Maddux led the NL in wins with a 19-2 record, and was tops in the league in ERA (1.63) and complete games (10). He became the first major leaguer since Walter Johnson in 1918 and 1919 to have an ERA under 1.80 in consecutive seasons.

Cincinnati’s Pete Schourek was second in the voting with 55 points, followed by Atlanta’s Tom Glavine with 30. Los Angeles rookie Hideo Nomo was fourth with 19 and the Dodgers’ Ramon Martinez had eight.

Many say Maddux already is sure to make the Hall of Fame. His career record is 150-93 with a 2.88 ERA.

“That’s something you don’t think about,” he said. “If it happens, great. I’m going to do what I’ve always done. I’m going to go out there and make as many good pitches as I can. That’s good enough for me.”
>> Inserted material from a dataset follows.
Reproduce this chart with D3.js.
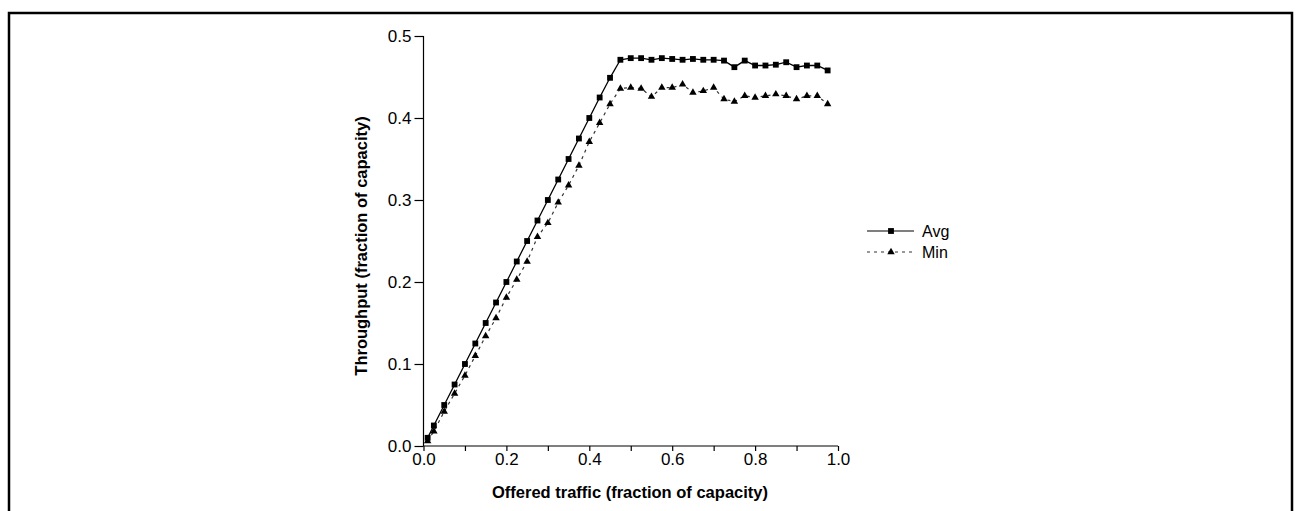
<!DOCTYPE html>
<head>
  <meta charset="utf-8">
  <style>
    body { margin: 0; background: #fff; }
    svg text { font-family: "Liberation Sans", Arial, sans-serif; fill: #000; }
    .title { font-size: 16.5px; font-weight: bold; text-anchor: middle; }
  </style>
</head>
<body>
  <svg width=1301 height=511 id="chart"></svg>
  <script src="https://d3js.org/d3.v7.min.js"></script>
  <script>
    // offered traffic (x) and measured throughput for both series
    const offered = [0.01, 0.025, 0.05, 0.075, 0.1, 0.125, 0.15, 0.175, 0.2, 0.225,
                     0.25, 0.275, 0.3, 0.325, 0.35, 0.375, 0.4, 0.425, 0.45, 0.475,
                     0.5, 0.525, 0.55, 0.575, 0.6, 0.625, 0.65, 0.675, 0.7, 0.725,
                     0.75, 0.775, 0.8, 0.825, 0.85, 0.875, 0.9, 0.925, 0.95, 0.975];
    const avgVals = [0.01, 0.025, 0.05, 0.075, 0.1, 0.125, 0.15, 0.175, 0.2, 0.225,
                     0.25, 0.275, 0.3, 0.325, 0.35, 0.375, 0.4, 0.425, 0.449, 0.471,
                     0.473, 0.473, 0.471, 0.473, 0.472, 0.471, 0.472, 0.471, 0.471, 0.47,
                     0.462, 0.47, 0.464, 0.464, 0.465, 0.468, 0.462, 0.464, 0.464, 0.458];
    const minVals = [0.006, 0.018, 0.042, 0.064, 0.086, 0.11, 0.134, 0.156, 0.181, 0.203,
                     0.225, 0.255, 0.272, 0.297, 0.318, 0.342, 0.371, 0.394, 0.417, 0.436,
                     0.437, 0.436, 0.426, 0.437, 0.437, 0.441, 0.431, 0.433, 0.437, 0.423,
                     0.42, 0.427, 0.425, 0.427, 0.429, 0.427, 0.423, 0.427, 0.427, 0.417];
    const xTicks = [0, 0.1, 0.2, 0.3, 0.4, 0.5, 0.6, 0.7, 0.8, 0.9, 1.0];
    const yTicks = [0, 0.1, 0.2, 0.3, 0.4, 0.5];
    const seriesNames = ["Avg", "Min"];

    let svg = d3.select("#chart");

    // page frame
    svg.append("rect")
      .attr("x", 9).attr("y", 13)
      .attr("width", 1283).attr("height", 510)
      .attr("fill", "none").attr("stroke", "#000").attr("stroke-width", 2.5);

    let x = d3.scaleLinear().domain([0, 1]).range([423.5, 838]),
        y = d3.scaleLinear().domain([0, 0.5]).range([446, 36]);

    let g = svg.append("g");

    g.append("g")
      .attr("transform", "translate(0,446)")
      .call(d3.axisBottom(x).tickValues(xTicks).tickSize(5).tickPadding(2)
        .tickFormat(d => (Math.round(d * 10) % 2 === 0) ? d3.format(".1f")(d) : ""))
      .call(a => a.select(".domain").attr("d", "M423.5,0H838"));

    g.append("g")
      .attr("transform", "translate(423.5,0)")
      .call(d3.axisLeft(y).tickValues(yTicks).tickSize(9).tickPadding(3)
        .tickFormat(d3.format(".1f")))
      .call(a => a.select(".domain").attr("d", "M0,36V446"));

    g.selectAll(".domain, .tick line").attr("stroke", "#000").attr("stroke-width", 1.2);
    g.selectAll(".tick text")
      .style("font-size", "17px")
      .style("font-family", "Liberation Sans, Arial, sans-serif");

    svg.append("text").attr("class", "title")
      .attr("x", 630).attr("y", 498)
      .text("Offered traffic (fraction of capacity)");
    svg.append("text").attr("class", "title")
      .attr("transform", "translate(367,246) rotate(-90)")
      .text("Throughput (fraction of capacity)");

    let avgData = offered.map((d, i) => [d, avgVals[i]]),
        minData = offered.map((d, i) => [d, minVals[i]]);

    let line = d3.line().x(d => x(d[0])).y(d => y(d[1]));
    let square = d3.symbol().type(d3.symbolSquare).size(34),
        triangle = d3.symbol().type(d3.symbolTriangle).size(24);

    g.append("path").datum(minData)
      .attr("d", line).attr("fill", "none")
      .attr("stroke", "#333").attr("stroke-width", 1.2).attr("stroke-dasharray", "3,4");
    g.append("path").datum(avgData)
      .attr("d", line).attr("fill", "none")
      .attr("stroke", "#000").attr("stroke-width", 1.3);

    g.selectAll(".tri").data(minData).enter().append("path")
      .attr("class", "tri")
      .attr("transform", d => `translate(${x(d[0])},${y(d[1])})`)
      .attr("d", triangle).attr("fill", "#000");
    g.selectAll(".sq").data(avgData).enter().append("path")
      .attr("class", "sq")
      .attr("transform", d => `translate(${x(d[0])},${y(d[1])})`)
      .attr("d", square).attr("fill", "#000");

    // legend
    let legend = svg.append("g").attr("transform", "translate(867,231)");
    seriesNames.forEach((name, i) => {
      let row = legend.append("g").attr("transform", `translate(0,${i * 21})`);
      row.append("line").attr("x1", 0).attr("x2", 47).attr("y1", 0).attr("y2", 0)
        .attr("stroke", i ? "#333" : "#000").attr("stroke-width", 1.2)
        .attr("stroke-dasharray", i ? "3,4" : null);
      row.append("path").attr("transform", "translate(24,0)")
        .attr("d", i ? triangle : square).attr("fill", "#000");
      row.append("text").attr("x", 55).attr("y", 6).style("font-size", "16px").text(name);
    });
  </script>
</body>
Maddux has won the Cy Young in each of his three seasons with the Braves. He says he’s a much better pitcher than when he started with the Chicago Cubs.

“Back then, I was pretty much a brain-dead heaver,” he said. “Now I’d like to think I know a little something about pitching that I can apply on the field.”

Last year Maddux became the first player to win any of baseball’s major awards three straight times. He’s also a strong contender in this year’s NL MVP race.

“If it happens, great,” Maddux said. “Who wouldn’t want to win an MVP?”